PROVIDED DATA:
━━━━━━━━━━━━━━━━━━━━

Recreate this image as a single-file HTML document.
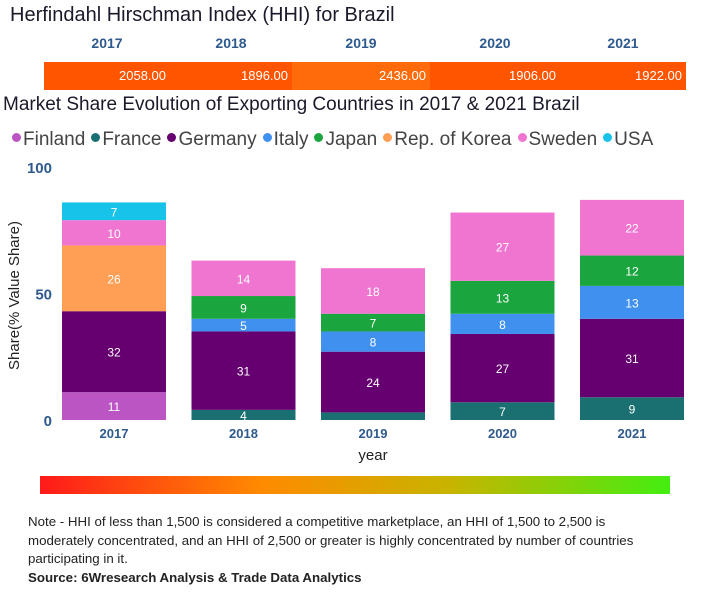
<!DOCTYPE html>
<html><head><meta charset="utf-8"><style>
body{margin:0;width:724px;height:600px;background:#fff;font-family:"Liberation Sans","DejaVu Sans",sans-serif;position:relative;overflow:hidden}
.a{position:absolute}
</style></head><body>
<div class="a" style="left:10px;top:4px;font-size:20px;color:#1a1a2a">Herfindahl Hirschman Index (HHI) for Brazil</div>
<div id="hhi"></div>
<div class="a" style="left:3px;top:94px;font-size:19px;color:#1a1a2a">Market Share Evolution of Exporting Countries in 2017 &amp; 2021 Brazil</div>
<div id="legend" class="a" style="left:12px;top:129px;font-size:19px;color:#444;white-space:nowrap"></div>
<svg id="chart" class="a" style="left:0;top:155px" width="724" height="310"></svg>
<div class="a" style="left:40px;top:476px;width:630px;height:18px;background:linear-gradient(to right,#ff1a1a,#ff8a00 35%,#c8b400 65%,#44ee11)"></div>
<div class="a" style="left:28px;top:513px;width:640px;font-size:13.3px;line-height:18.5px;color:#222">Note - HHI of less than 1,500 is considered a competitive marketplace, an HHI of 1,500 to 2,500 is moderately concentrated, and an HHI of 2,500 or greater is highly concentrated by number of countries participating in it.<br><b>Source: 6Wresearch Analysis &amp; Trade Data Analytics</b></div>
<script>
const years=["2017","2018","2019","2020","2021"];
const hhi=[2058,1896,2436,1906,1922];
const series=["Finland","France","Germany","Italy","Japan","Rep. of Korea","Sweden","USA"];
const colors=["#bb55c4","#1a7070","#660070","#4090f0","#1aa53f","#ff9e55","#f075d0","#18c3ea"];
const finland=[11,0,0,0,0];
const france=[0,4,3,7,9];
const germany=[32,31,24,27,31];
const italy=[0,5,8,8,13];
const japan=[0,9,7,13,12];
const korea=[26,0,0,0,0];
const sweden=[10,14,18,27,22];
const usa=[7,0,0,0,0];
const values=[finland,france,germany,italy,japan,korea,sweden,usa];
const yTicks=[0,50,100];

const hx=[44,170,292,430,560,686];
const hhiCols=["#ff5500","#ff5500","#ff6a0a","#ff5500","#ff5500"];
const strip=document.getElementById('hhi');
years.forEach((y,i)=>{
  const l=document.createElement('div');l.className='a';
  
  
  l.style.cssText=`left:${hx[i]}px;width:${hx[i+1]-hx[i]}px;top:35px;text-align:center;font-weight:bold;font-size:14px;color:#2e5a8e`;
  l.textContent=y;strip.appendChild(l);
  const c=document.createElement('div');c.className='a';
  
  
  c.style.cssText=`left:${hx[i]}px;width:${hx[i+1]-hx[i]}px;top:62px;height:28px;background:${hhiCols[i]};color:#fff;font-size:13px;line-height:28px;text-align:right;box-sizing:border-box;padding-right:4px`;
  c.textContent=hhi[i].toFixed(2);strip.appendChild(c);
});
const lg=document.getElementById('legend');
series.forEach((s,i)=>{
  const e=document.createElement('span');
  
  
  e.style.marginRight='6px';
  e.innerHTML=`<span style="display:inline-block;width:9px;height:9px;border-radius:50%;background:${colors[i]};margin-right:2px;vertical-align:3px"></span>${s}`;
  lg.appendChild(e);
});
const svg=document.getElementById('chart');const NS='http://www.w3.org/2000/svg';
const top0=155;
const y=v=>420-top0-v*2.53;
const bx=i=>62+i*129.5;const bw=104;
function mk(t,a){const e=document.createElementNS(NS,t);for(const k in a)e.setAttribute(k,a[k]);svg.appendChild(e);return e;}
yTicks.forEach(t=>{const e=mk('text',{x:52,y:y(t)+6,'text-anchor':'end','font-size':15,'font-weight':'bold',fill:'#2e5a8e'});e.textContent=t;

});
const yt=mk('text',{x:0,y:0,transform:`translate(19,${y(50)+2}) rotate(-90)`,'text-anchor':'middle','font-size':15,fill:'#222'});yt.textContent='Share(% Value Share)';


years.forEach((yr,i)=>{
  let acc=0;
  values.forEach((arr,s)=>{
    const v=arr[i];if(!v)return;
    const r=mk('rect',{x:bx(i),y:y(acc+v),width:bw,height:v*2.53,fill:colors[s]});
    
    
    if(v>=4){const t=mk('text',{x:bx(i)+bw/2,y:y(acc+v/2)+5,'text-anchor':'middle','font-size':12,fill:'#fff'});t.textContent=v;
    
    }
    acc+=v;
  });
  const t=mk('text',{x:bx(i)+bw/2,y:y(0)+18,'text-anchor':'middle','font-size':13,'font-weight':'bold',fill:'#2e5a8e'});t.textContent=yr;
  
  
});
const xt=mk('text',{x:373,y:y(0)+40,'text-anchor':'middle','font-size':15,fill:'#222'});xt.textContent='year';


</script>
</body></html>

━━━━━━━━━━━━━━━━━━━━

Reproduce every line exactly and omit all pictures.

Recreate this image as a single-file HTML document.
<!DOCTYPE html>
<html><head><meta charset="utf-8"><style>
body{margin:0;width:724px;height:600px;background:#fff;font-family:"Liberation Sans","DejaVu Sans",sans-serif;position:relative;overflow:hidden}
.a{position:absolute}
</style></head><body>
<div class="a" style="left:10px;top:4px;font-size:20px;color:#1a1a2a">Herfindahl Hirschman Index (HHI) for Brazil</div>
<div id="hhi"></div>
<div class="a" style="left:3px;top:94px;font-size:19px;color:#1a1a2a">Market Share Evolution of Exporting Countries in 2017 &amp; 2021 Brazil</div>
<div id="legend" class="a" style="left:12px;top:129px;font-size:19px;color:#444;white-space:nowrap"></div>
<svg id="chart" class="a" style="left:0;top:155px" width="724" height="310"></svg>
<div class="a" style="left:40px;top:476px;width:630px;height:18px;background:linear-gradient(to right,#ff1a1a,#ff8a00 35%,#c8b400 65%,#44ee11)"></div>
<div class="a" style="left:28px;top:513px;width:640px;font-size:13.3px;line-height:18.5px;color:#222">Note - HHI of less than 1,500 is considered a competitive marketplace, an HHI of 1,500 to 2,500 is moderately concentrated, and an HHI of 2,500 or greater is highly concentrated by number of countries participating in it.<br><b>Source: 6Wresearch Analysis &amp; Trade Data Analytics</b></div>
<script>
const years=["2017","2018","2019","2020","2021"];
const hhi=[2058,1896,2436,1906,1922];
const series=["Finland","France","Germany","Italy","Japan","Rep. of Korea","Sweden","USA"];
const colors=["#bb55c4","#1a7070","#660070","#4090f0","#1aa53f","#ff9e55","#f075d0","#18c3ea"];
const finland=[11,0,0,0,0];
const france=[0,4,3,7,9];
const germany=[32,31,24,27,31];
const italy=[0,5,8,8,13];
const japan=[0,9,7,13,12];
const korea=[26,0,0,0,0];
const sweden=[10,14,18,27,22];
const usa=[7,0,0,0,0];
const values=[finland,france,germany,italy,japan,korea,sweden,usa];
const yTicks=[0,50,100];

const hx=[44,170,292,430,560,686];
const hhiCols=["#ff5500","#ff5500","#ff6a0a","#ff5500","#ff5500"];
const strip=document.getElementById('hhi');
years.forEach((y,i)=>{
  const l=document.createElement('div');l.className='a';
  
  
  l.style.cssText=`left:${hx[i]}px;width:${hx[i+1]-hx[i]}px;top:35px;text-align:center;font-weight:bold;font-size:14px;color:#2e5a8e`;
  l.textContent=y;strip.appendChild(l);
  const c=document.createElement('div');c.className='a';
  
  
  c.style.cssText=`left:${hx[i]}px;width:${hx[i+1]-hx[i]}px;top:62px;height:28px;background:${hhiCols[i]};color:#fff;font-size:13px;line-height:28px;text-align:right;box-sizing:border-box;padding-right:4px`;
  c.textContent=hhi[i].toFixed(2);strip.appendChild(c);
});
const lg=document.getElementById('legend');
series.forEach((s,i)=>{
  const e=document.createElement('span');
  
  
  e.style.marginRight='6px';
  e.innerHTML=`<span style="display:inline-block;width:9px;height:9px;border-radius:50%;background:${colors[i]};margin-right:2px;vertical-align:3px"></span>${s}`;
  lg.appendChild(e);
});
const svg=document.getElementById('chart');const NS='http://www.w3.org/2000/svg';
const top0=155;
const y=v=>420-top0-v*2.53;
const bx=i=>62+i*129.5;const bw=104;
function mk(t,a){const e=document.createElementNS(NS,t);for(const k in a)e.setAttribute(k,a[k]);svg.appendChild(e);return e;}
yTicks.forEach(t=>{const e=mk('text',{x:52,y:y(t)+6,'text-anchor':'end','font-size':15,'font-weight':'bold',fill:'#2e5a8e'});e.textContent=t;

});
const yt=mk('text',{x:0,y:0,transform:`translate(19,${y(50)+2}) rotate(-90)`,'text-anchor':'middle','font-size':15,fill:'#222'});yt.textContent='Share(% Value Share)';


years.forEach((yr,i)=>{
  let acc=0;
  values.forEach((arr,s)=>{
    const v=arr[i];if(!v)return;
    const r=mk('rect',{x:bx(i),y:y(acc+v),width:bw,height:v*2.53,fill:colors[s]});
    
    
    if(v>=4){const t=mk('text',{x:bx(i)+bw/2,y:y(acc+v/2)+5,'text-anchor':'middle','font-size':12,fill:'#fff'});t.textContent=v;
    
    }
    acc+=v;
  });
  const t=mk('text',{x:bx(i)+bw/2,y:y(0)+18,'text-anchor':'middle','font-size':13,'font-weight':'bold',fill:'#2e5a8e'});t.textContent=yr;
  
  
});
const xt=mk('text',{x:373,y:y(0)+40,'text-anchor':'middle','font-size':15,fill:'#222'});xt.textContent='year';


</script>
</body></html>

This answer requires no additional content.